Statewide, 16 schools failed to make adequate yearly progress for the fourth time. Most are elementary schools, like Carson City's Empire, and 13 of those are in the Clark County School District. The other two are in Yerington and Elko.
Of 608 elementary, middle and high schools in the state, 285 made adequate yearly progress. The other 323 schools are in various stages of "needs improvement."
Part of the problem of making adequate yearly progress each year is that the students being tested keep changing. The other challenge is that new students keep coming in.
Third- and fifth-graders are tested annually in math and English-language arts. The school targets that group's needs the next year, when a new group of students with different profiles is being tested. Also, if a student comes into the third grade and doesn't speak English, no amount of preparation can change the facts, said Empire Principal Pat Carpenter.
"We're always optimistic," said Carpenter. "That's part of us who we are. We're always optimistic. We're always working very hard and always trying our very best and working with new programs."
But Empire, the district's only school of 10 to fail to make adequate yearly progress for the fourth year, will be dealing with the consequences.

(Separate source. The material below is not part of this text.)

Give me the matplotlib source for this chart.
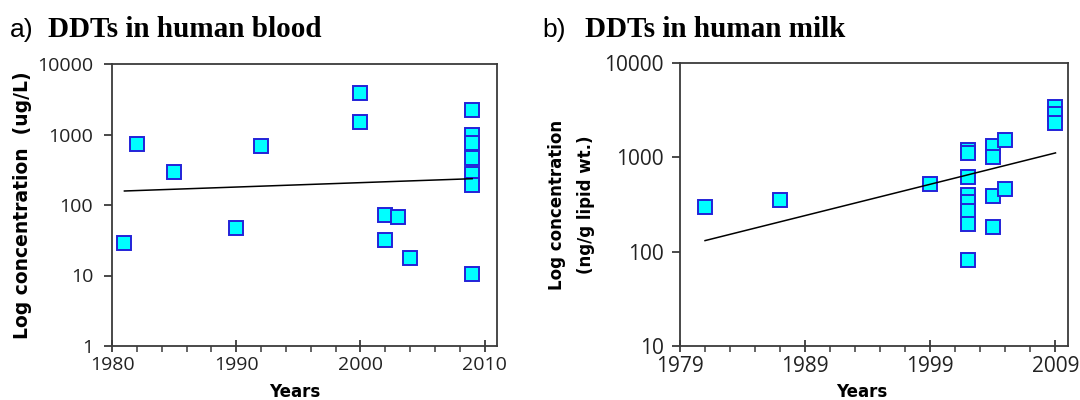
import matplotlib.pyplot as plt
from matplotlib.ticker import FixedLocator, FixedFormatter, NullLocator

# a) DDTs in human blood (ug/L)
blood_years = [1981, 1982, 1985, 1990, 1992, 2000, 2000, 2002, 2002, 2003, 2004,
               2009, 2009, 2009, 2009, 2009, 2009, 2009]
blood_conc = [29, 738, 293, 47, 676, 3846, 1528, 71, 32, 68, 18,
              2190, 1000, 750, 470, 275, 195, 10.4]
blood_trend_years = [1981, 2009]
blood_trend_conc = [158, 236]

# b) DDTs in human milk (ng/g lipid wt.)
milk_years = [1981, 1987, 1999,
              2002, 2002, 2002, 2002, 2002, 2002, 2002, 2002,
              2004, 2004, 2004, 2004, 2005, 2005, 2009, 2009, 2009]
milk_conc = [295, 353, 516,
             1200, 1115, 612, 399, 334, 273, 197, 81,
             1320, 1010, 386, 181, 1517, 462, 3410, 2850, 2330]
milk_trend_years = [1981, 2009]
milk_trend_conc = [131, 1114]

blood_xticks = [1980, 1990, 2000, 2010]
milk_xticks = [1979, 1989, 1999, 2009]
blood_yticks = [1, 10, 100, 1000, 10000]
milk_yticks = [10, 100, 1000, 10000]

W, H = 1080, 400
fig = plt.figure(figsize=(W / 100, H / 100), dpi=100)

def box(l, r, t, b):
    return [l / W, 1 - b / H, (r - l) / W, (b - t) / H]

ax_a = fig.add_axes(box(112, 497, 64, 346))
ax_b = fig.add_axes(box(680, 1068, 63, 346))

spine_col = '#3a3a3a'
tick_font = 'Open Sans'

def style(ax, years, conc, t_years, t_conc, xlim, xticks, ylim, yticks, fs, ypad):
    ax.plot(years, conc, linestyle='none', marker='s', markersize=9.5,
            markerfacecolor='#00ffff', markeredgecolor='#2323d8',
            markeredgewidth=1.4, zorder=3)
    ax.plot(t_years, t_conc, color='black', lw=1.1, zorder=4)
    ax.set_yscale('log')
    ax.set_xlim(*xlim)
    ax.set_ylim(*ylim)
    ax.xaxis.set_major_locator(FixedLocator(xticks))
    ax.xaxis.set_minor_locator(FixedLocator(list(range(xlim[0], xlim[1], 2))))
    ax.yaxis.set_major_locator(FixedLocator(yticks))
    ax.yaxis.set_major_formatter(FixedFormatter([str(v) for v in yticks]))
    ax.yaxis.set_minor_locator(NullLocator())
    for s in ax.spines.values():
        s.set_color(spine_col)
        s.set_linewidth(1.3)
    ax.tick_params(axis='x', which='major', direction='inout', length=8.6,
                   width=1.3, color=spine_col, pad=3)
    ax.tick_params(axis='x', which='minor', direction='out', length=4.3,
                   width=1.1, color=spine_col)
    ax.tick_params(axis='y', which='major', direction='out', length=5.6,
                   width=1.3, color=spine_col, pad=ypad)
    for lab in ax.get_xticklabels() + ax.get_yticklabels():
        lab.set_fontfamily(tick_font)
        lab.set_fontsize(fs)
        lab.set_color('#222222')

style(ax_a, blood_years, blood_conc, blood_trend_years, blood_trend_conc,
      (1980, 2011), blood_xticks, (1, 10000), blood_yticks, 14, 8)
style(ax_b, milk_years, milk_conc, milk_trend_years, milk_trend_conc,
      (1979, 2010), milk_xticks, (10, 10000), milk_yticks, 15, 6.2)

lab_kw = dict(fontfamily='DejaVu Sans', fontweight='bold')
ax_a.set_ylabel('Log concentration  (ug/L)', fontsize=13.5, **lab_kw)
ax_a.yaxis.set_label_coords(-0.208, 0.5)
ax_b.set_ylabel('Log concentration\n(ng/g lipid wt.)', linespacing=1.8,
                fontsize=12, **lab_kw)
ax_b.yaxis.set_label_coords(-0.219, 0.5)

ax_a.set_xlabel('Years', va='top', fontsize=12, **lab_kw)
ax_a.xaxis.set_label_coords(0.475, -0.13)
ax_b.set_xlabel('Years', va='top', fontsize=12, **lab_kw)
ax_b.xaxis.set_label_coords(0.469, -0.13)

# panel titles
fig.text(10 / W, 1 - 37 / H, 'a)', fontfamily='Liberation Sans', fontsize=19,
         va='baseline', ha='left')
fig.text(48 / W, 1 - 37 / H, 'DDTs in human blood', fontfamily='Liberation Serif',
         fontweight='bold', fontsize=21, va='baseline', ha='left')
fig.text(542 / W, 1 - 37 / H, 'b)', fontfamily='Liberation Sans', fontsize=19,
         va='baseline', ha='left')
fig.text(585 / W, 1 - 37 / H, 'DDTs in human milk', fontfamily='Liberation Serif',
         fontweight='bold', fontsize=21, va='baseline', ha='left')

fig.savefig('out.png', dpi=100)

A committee of state officials and educators will visit Empire this fall. Its recommendations will be specifically geared toward reaching adequate yearly progress. The district will be required to implement those recommendations.
Carpenter said some of her staff have been training through the summer for the challenges of making adequate yearly progress in 2005-06.
Many of the school's goals are long-term and aren't readily testable, like its new pre=school program. The successes of that program will appear when those students take criterion-reference tests in third grade.
"As with anything, change takes time," Carpenter said. "It takes time if it's going to be meaningful. Changes that are happening overnight are not usually long-lasting."